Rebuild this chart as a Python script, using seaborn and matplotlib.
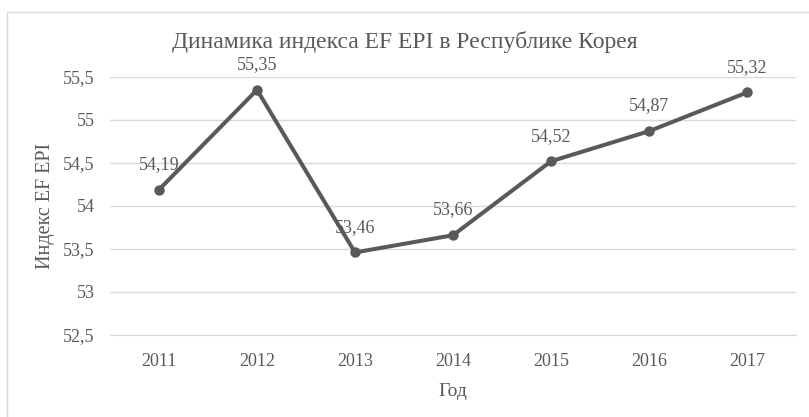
import matplotlib
matplotlib.use("Agg")
import matplotlib.pyplot as plt
import seaborn as sns
import pandas as pd
from matplotlib.patches import Rectangle
from matplotlib.ticker import FuncFormatter

# data
years = ["2011", "2012", "2013", "2014", "2015", "2016", "2017"]
epi = [54.19, 55.35, 53.46, 53.66, 54.52, 54.87, 55.32]
y_ticks = [52.5, 53, 53.5, 54, 54.5, 55, 55.5]

sns.set_style("white")
plt.rcParams["font.family"] = "serif"
plt.rcParams["font.serif"] = ["Liberation Serif", "DejaVu Serif"]

FONT = "Liberation Serif"
text_c = "#595959"
grid_c = "#d9d9d9"
line_c = "#595959"

df = pd.DataFrame({"year": years, "epi": epi})

fig = plt.figure(figsize=(8.09, 4.17), dpi=100)
ax = fig.add_axes([110 / 809, 1 - 335 / 417, (796 - 110) / 809, (335 - 77) / 417])

sns.lineplot(data=df, x="year", y="epi", ax=ax, color=line_c, linewidth=2.9,
             marker="o", markersize=7.5, markeredgewidth=0, sort=False)

ax.set_xlim(-0.5, len(years) - 0.5)
ax.set_ylim(52.5, 55.5)
ax.set_yticks(y_ticks)
ax.yaxis.set_major_formatter(FuncFormatter(lambda v, p: f"{v:g}".replace(".", ",")))
ax.grid(axis="y", color=grid_c, linewidth=1)
ax.set_axisbelow(True)
for s in ["top", "right", "left"]:
    ax.spines[s].set_visible(False)
ax.spines["bottom"].set_color(grid_c)
ax.tick_params(axis="both", length=0, labelsize=13, colors=text_c)
ax.tick_params(axis="y", pad=11)
ax.tick_params(axis="x", pad=13)
for lbl in ax.get_xticklabels() + ax.get_yticklabels():
    lbl.set_fontfamily(FONT)

# data labels
for i, v in enumerate(epi):
    ax.annotate(f"{v:.2f}".replace(".", ","), (i, v), xytext=(0, 12),
                textcoords="offset points", ha="center", va="bottom",
                fontsize=13, color=text_c, fontfamily=FONT)

ax.set_xlabel("Год", fontsize=14, color=text_c, labelpad=9, fontfamily=FONT)
ax.set_ylabel("Индекс EF EPI", fontsize=14.5, color=text_c, labelpad=6, fontfamily=FONT)
fig.text(0.5, 1 - 42 / 417, "Динамика индекса EF EPI в Республике Корея",
         ha="center", va="center", fontsize=17, color=text_c, fontfamily=FONT)

# outer chart border
fig.patches.append(Rectangle((7 / 809, -0.05), 1.2, 1 - 12 / 417 + 0.05,
                             transform=fig.transFigure, fill=False,
                             edgecolor=grid_c, linewidth=1))

fig.savefig("out.png", dpi=100)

--- Exercise ---
In the data above, please extract the lines from the first one through the line with "markersize=7.5, markeredgewidth=0, sort=False)", exactly, and keep pictures out.

--- Solution to this exercise ---
Rebuild this chart as a Python script, using seaborn and matplotlib.
import matplotlib
matplotlib.use("Agg")
import matplotlib.pyplot as plt
import seaborn as sns
import pandas as pd
from matplotlib.patches import Rectangle
from matplotlib.ticker import FuncFormatter

# data
years = ["2011", "2012", "2013", "2014", "2015", "2016", "2017"]
epi = [54.19, 55.35, 53.46, 53.66, 54.52, 54.87, 55.32]
y_ticks = [52.5, 53, 53.5, 54, 54.5, 55, 55.5]

sns.set_style("white")
plt.rcParams["font.family"] = "serif"
plt.rcParams["font.serif"] = ["Liberation Serif", "DejaVu Serif"]

FONT = "Liberation Serif"
text_c = "#595959"
grid_c = "#d9d9d9"
line_c = "#595959"

df = pd.DataFrame({"year": years, "epi": epi})

fig = plt.figure(figsize=(8.09, 4.17), dpi=100)
ax = fig.add_axes([110 / 809, 1 - 335 / 417, (796 - 110) / 809, (335 - 77) / 417])

sns.lineplot(data=df, x="year", y="epi", ax=ax, color=line_c, linewidth=2.9,
             marker="o", markersize=7.5, markeredgewidth=0, sort=False)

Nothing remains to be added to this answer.